Reston's creator, Robert E. Simon (RES-ton), says the town he founded in Fairfax County, Va., is supposed to be, if nothing else, "a collection of all the wonderful things about living." It's a high claim that the planned community seems to do a pretty good job living up to.
The town, about 20 miles from Washington, is Simon's 1960s brainchild, designed to encourage human interaction and whimsy. The European-style plazas foster socializing, outdoor concerts, and farmers' markets in the summer. Over 50 miles of paved walking paths, which weave behind houses, through woods, and under roads, make the entire town pedestrian-accessible. At the old Reston town center, Lake Anne Plaza, townhouses sit atop restaurants and stores, each with a garden on the roof. Its unique layout and amenities also make it one of the most healthful places to retire—Simon himself, still sprightly at 94, lives there.
As you wander through, you are likely to pass one of the many sports facilities that all residents of Reston can use free of charge as members of the unusual homeowners association that governs the town. "It's like being a member of a country club, except you're not part of a club; you're part of a community," says Roger Lowen, a 76-year-old triathlete who has lived in Reston since 1988.
Lowen, who ran marathons in his youth, balked seven years ago when his children suggested he take up triathlons. "I hadn't biked since I was 18 and I couldn't swim," he explains. But now he has completed several triathlons and is the oldest person to complete the annual Reston Triathlon—thanks in part to the town's recreation-friendly layout. "The fact that there are so many pools around here, and the fact that I could step outside of my house and 100 yards away there is a running trail, and the fact that I'm only a few miles from a 100-mile bike trail, made training very easy," says Lowen.
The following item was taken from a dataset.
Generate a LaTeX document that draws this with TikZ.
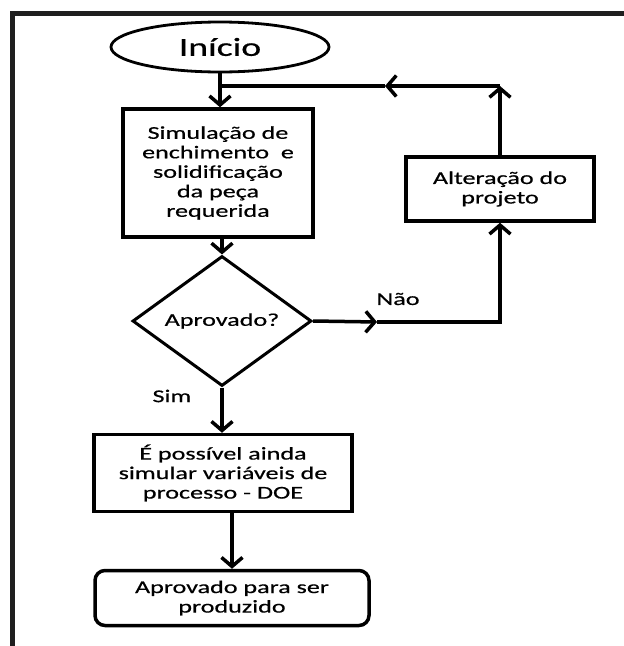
\documentclass[tikz,border=0pt]{standalone}
\usepackage{fontspec}
\setmainfont{Carlito}[FakeStretch=1.45,FakeBold=0.6]
\usetikzlibrary{arrows.meta,shapes.geometric}

\tikzset{
  txt/.style={font=\fontsize{18}{19.5}\selectfont, align=center, text=black},
  procbox/.style={txt, draw, rectangle, line width=3.5pt, inner sep=0pt},
  termbox/.style={procbox, rounded corners=10pt},
  startbox/.style={draw, ellipse, line width=2.8pt, inner sep=0pt,
    font=\fontsize{26}{28}\selectfont},
  decbox/.style={txt, draw, diamond, line width=3pt, inner sep=0pt},
  link/.style={line width=3.5pt},
  arr/.style={link, -{Straight Barb[length=9pt,width=21pt]}},
  frame/.style={line width=5pt, draw=black!88}
}

\begin{document}
\begin{tikzpicture}[x=1pt,y=-1pt]
\useasboundingbox (0,0) rectangle (624,646);

% outer frame (top and left edges)
\draw[frame] (12,646) -- (12,13) -- (624,13);

% flowchart nodes
\node[startbox, minimum width=218pt, minimum height=50pt] (start) at (220,47) {Início};
\node[procbox, minimum width=190pt, minimum height=128pt] (sim) at (218,173)
  {Simulação de\\enchimento \ e\\solidificação\\da peça\\requerida};
\node[decbox, minimum width=179pt, minimum height=104pt] (dec) at (222,321) {Aprovado?};
\node[procbox, minimum width=188pt, minimum height=64pt] (alt) at (500,189)
  {Alteração do\\projeto};
\node[procbox, minimum width=258pt, minimum height=77pt] (doe) at (223,473)
  {É possível ainda\\simular variáveis de\\processo - DOE};
\node[termbox, minimum width=274pt, minimum height=55pt] (end) at (232,598)
  {Aprovado para ser\\produzido};

% labels
\node[txt] (nao) at (398,299) {Não};
\node[txt] (sim lbl) at (172,396) {Sim};

% helper points of the feedback loop
\coordinate (noMid) at (377,322);
\coordinate (loopR) at (500,86);
\coordinate (loopM) at (385,86);
\coordinate (loopL) at (220,86);

% connectors
\draw[arr] (start.south) -- (start.south |- sim.north);
\draw[arr] (dec.north |- sim.south) -- (dec.north);
\draw[arr] (dec.south) -- (dec.south |- doe.north);
\draw[arr] (end.north |- doe.south) -- (end.north);

\draw[arr] (dec.east) -- (noMid);
\draw[arr] (noMid) -| (alt.south);
\draw[arr] (alt.north) -- (loopR);
\draw[arr] (loopR) -- (loopM);
\draw[link] (loopM) -- (loopL);
\end{tikzpicture}
\end{document}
Sports are not the only activities in Reston. The townsfolk also mingle at two community centers, art galleries, Reston's 300-seat theater, and the near-by Wolf Trap National Park for the Performing Arts (4 miles away). "I don't have any family to speak of, but I've accumulated a lot of friends here. It's important for old people to see old familiar faces," says Robert Webb, 76, a retired newspaper editor.
Getting personal. The vibrant art scene isn't just for spectators. The public facilities include two pottery kilns. There are also hands-on classes in almost every medium. Plus, studio space abounds for still-active pros.
Reston has changed much over the years, growing 10-fold since 1970. Sterling Pilette, a 66-year-old defense contractor who has lived in Reston since 1973 and has planned his retirement there, says Reston retains its quaint charm, despite this growth. "To go to the supermarket, I can walk to it, I can bike to it, or I can even boat to it."
That's not what one usually expects from a suburb—but Reston isn't like most suburbs. Lowen even says Reston is "the antidote" to the gated community. "It's a living, breathing community—and you want that in retirement."